Raychaudhuri records the ‘intensely intellectual’ atmosphere in Delhi School of Economics, and his frustration with the ‘firmly entrenched group’ and ‘pointless’ cliques within Delhi University’s history faculty. In January 1973 Raychaudhuri happily joined Oxford as Reader in South Asian History. But academic factionalism is not unique to Indian universities. Raychaudhuri himself admits how Oxford denied the Indologist Richard Gombrich the Spalding Chair because he opposed awarding an honorary degree to Zulfiqar Bhutto on grounds of his complicity with the Bangladesh massacre.
Despite his academic success in Oxford, Raychaudhri was pained by inherent English racism. Offensiveness of white waiters in the ship he took when first going to Oxford as a student, denials for accommodation from English house-owners in London, harassment at Heathrow’s immigration desk when he and his family arrived to take up the Oxford job, racist insults experienced by his daughter at an Oxford public school, offensive behaviour in shops and railway stations, racist comments the esteemed Indian philosopher Bimal Matilal faced for his ‘diffident personality’ and ‘un-English accent’ — all these depressed Raychaudhuri. He felt dejected when Oxford dons reflected on the benefits of British rule for India, demonstrating ‘total bluntness of sensibilities’ to colonial exploitation. Underlying a contradiction in Oxford life, Raychaudhuri remarks: “Oxford is a very civilized place, but the university ... inevitably has among its members and guests, its quota of fools and barbarians”. In an inimitable humorous style he also highlights basic dichotomies between British and Indian perceptions.

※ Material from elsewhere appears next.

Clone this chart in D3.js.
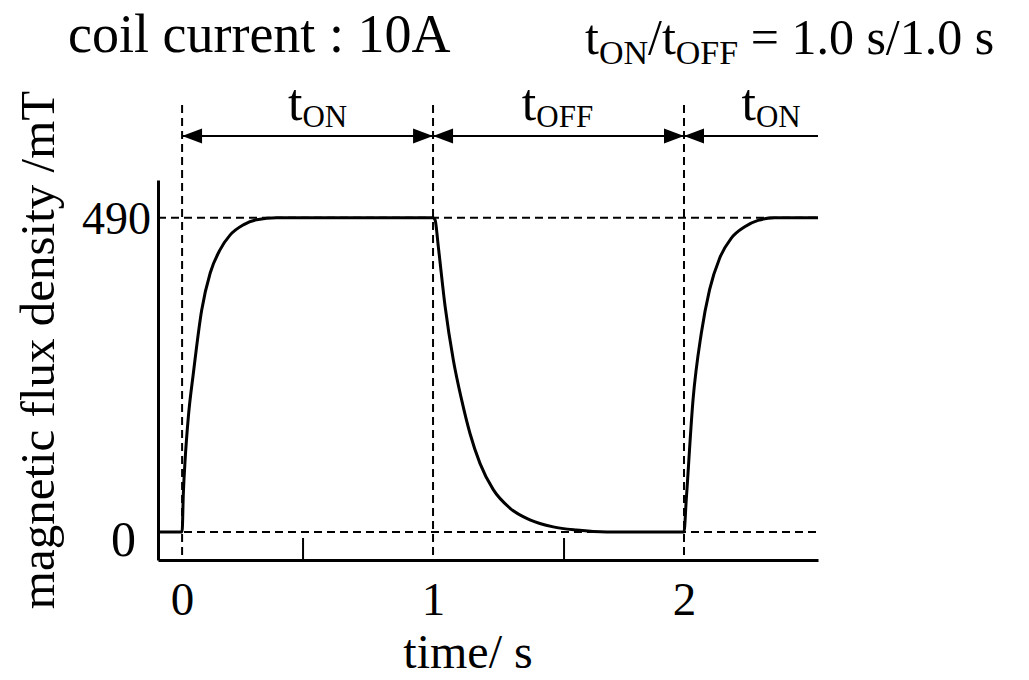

Almost eleven years after Raychaudhuri joined St. Antony’s College as a don, I went to the same College to pursue a D.Phil. as his student. Luckily, my experience was a little different from my guru’s. Certainly times had changed. At Heathrow I crossed the immigration barrier greeted by a smiling officer; employees in the college lodge were exceedingly helpful; English friends introduced me to the pleasures of English life, helped me to absorb the culture shock and stood by my side till I received the degree. On the other hand, I was shaken by the racism of Indian students towards Africans. Raychaudhuri developed ‘profound aversion’ for college governing body meetings. But as a student representative in the same body, and a member of the Overseas Students’ Committee of Oxford University Students’ Union, I learnt the art of negotiation. As an academic administrator I find this experience an asset.
Besides, I am uneasy at the author’s fleeting reference to his wife, popularly known as Hashidi, merely as ‘a fine cook’. Some of Raychaudhuri’s students like me were certainly enriched by her eclectic cultural, social and political perceptions. Besides, without Hashidi’s singular dedication to the household, Tapan Raychaudhuri could never have evolved as he did. Surely, she deserved a more appropriate space in the memoir.